On behalf of her son, Abutsu-ni appealed to both the imperial court and the Kamakura shogunate. She personally traveled to Kamakura in 1279 to speak to the shogunate about the dispute. She accused Tameuji of "unfilial conduct" and challenged his refusal to accept Tameie's amendments to his will. A decision on the case was delayed by the shogunate's preoccupation with fending off the Mongol invasions of Japan which occurred in 1274 and 1281, and Abutsu-ni died in Kamakura in 1283, still awaiting a verdict. The government eventually decided against Tamesuke in 1286.

==Works==
Forty-eight of Abutsu-ni's poems appear in imperial anthologies of Japanese poetry. Of these, she first appears in the Shokukokin Wakashū, compiled by her husband. Fifty-nine more poems of Abutsu are also found in a private anthology entitled Fubokushō.

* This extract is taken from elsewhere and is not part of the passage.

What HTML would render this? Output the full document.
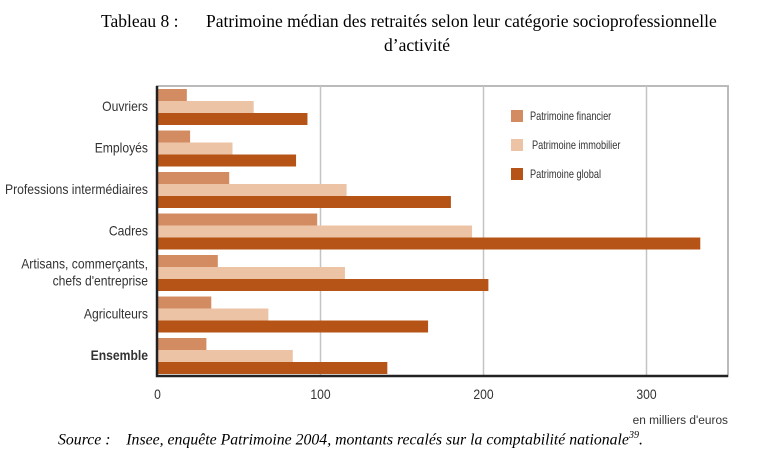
<!DOCTYPE html>
<html><head><meta charset="utf-8"><style>
body{margin:0;background:#fff;width:782px;height:456px;overflow:hidden;position:relative;font-family:"Liberation Sans",sans-serif}
.t{position:absolute;font-family:"Liberation Serif",serif;color:#000}
</style></head><body>
<div class="t" style="left:101px;top:9px;width:660px;font-size:17.5px;line-height:24px">
<span style="position:absolute;left:0;white-space:nowrap">Tableau 8 :</span>
<span style="position:absolute;left:105px;white-space:nowrap">Patrimoine médian des retraités selon leur catégorie socioprofessionnelle</span>
<span style="position:absolute;left:283px;top:24px;white-space:nowrap">d’activité</span></div>
<svg id="c" width="782" height="456" style="position:absolute;left:0;top:0"></svg>
<div class="t" style="left:58px;top:430px;font-size:15.8px;font-style:italic;white-space:nowrap">Source :&nbsp;&nbsp;&nbsp; Insee, enquête Patrimoine 2004, montants recalés sur la comptabilité nationale<sup style="font-size:10px">39</sup>.</div>
<script>
const categories=["Ouvriers","Employés","Professions intermédiaires","Cadres","Artisans, commerçants, chefs d'entreprise","Agriculteurs","Ensemble"];
const financier=[18,20,44,98,37,33,30];
const immobilier=[59,46,116,193,115,68,83];
const global=[92,85,180,333,203,166,141];
const ticks=[0,100,200,300];
const seriesNames=["Patrimoine financier","Patrimoine immobilier","Patrimoine global"];
const colors=["#d38c62","#edc3a5","#b55416"];
const svg=document.getElementById('c');const NS="http://www.w3.org/2000/svg";
const x=v=>157.5+v*1.63;
const gy=i=>89+i*41.5;
function mk(t,a,p){const e=document.createElementNS(NS,t);for(const k in a)e.setAttribute(k,a[k]);(p||svg).appendChild(e);return e;}
let f=mk('rect',{x:157,y:86,width:571,height:290,fill:'none',stroke:'#bbb','stroke-width':2});

ticks.forEach(t=>{if(t>0){let g=mk('line',{x1:x(t),x2:x(t),y1:86,y2:376,stroke:'#c4c4c4','stroke-width':1.5});
}
let l=mk('text',{x:0,y:0,'text-anchor':'middle','font-size':13.5,fill:'#333',transform:`translate(${x(t)},399) scale(0.9,1)`});l.textContent=t;
});
const series=[financier,immobilier,global];
categories.forEach((c,i)=>{series.forEach((s,j)=>{let r=mk('rect',{x:x(0),y:gy(i)+j*12,width:x(s[i])-x(0),height:12,fill:colors[j]});
});
const lines=c==="Artisans, commerçants, chefs d'entreprise"?["Artisans, commerçants,","chefs d'entreprise"]:[c];
lines.forEach((ln,k)=>{const yy=gy(i)+22+(k-(lines.length-1)/2)*17;
let t=mk('text',{x:0,y:0,'text-anchor':'end','font-size':13.5,fill:'#333','font-weight':c==="Ensemble"?'bold':'normal',transform:`translate(148,${yy}) scale(0.9,1)`});
t.textContent=ln;});});
let ax=mk('path',{d:'M157,86 V376 H728',fill:'none',stroke:'#222','stroke-width':2.5});

seriesNames.forEach((n,j)=>{let r=mk('rect',{x:511,y:110+j*29,width:12,height:12,fill:colors[j]});

let t=mk('text',{x:0,y:0,'font-size':11.5,fill:'#333',transform:`translate(${530+(j==1?2:0)},${120+j*29}) scale(0.8,1)`});t.textContent=n;
});
let u=mk('text',{x:0,y:0,'text-anchor':'end','font-size':12,fill:'#333',transform:'translate(728,424) scale(0.99,1)'});u.textContent="en milliers d'euros";

</script></body></html>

The Izayoi nikki (Diary of the Waning Moon), her most well-known work, recounts her trip to Kamakura on behalf of Tamesuke and consists mostly of poems and correspondence from this time. It was available in print as early as 1659 and has enjoyed continued popularity since then, appearing in many collections of Japanese literature and receiving considerable scholarly attention.

Abutsu is also generally accepted to be the author of Utatane no ki (Record of a Nap), which recounts a failed love affair from 1238. Other works include Yoru no tsuru (The Night Crane), a treatise on poetry written for her son Tamesuke, and Niwa no oshie (Garden Instructions), a letter to her daughter.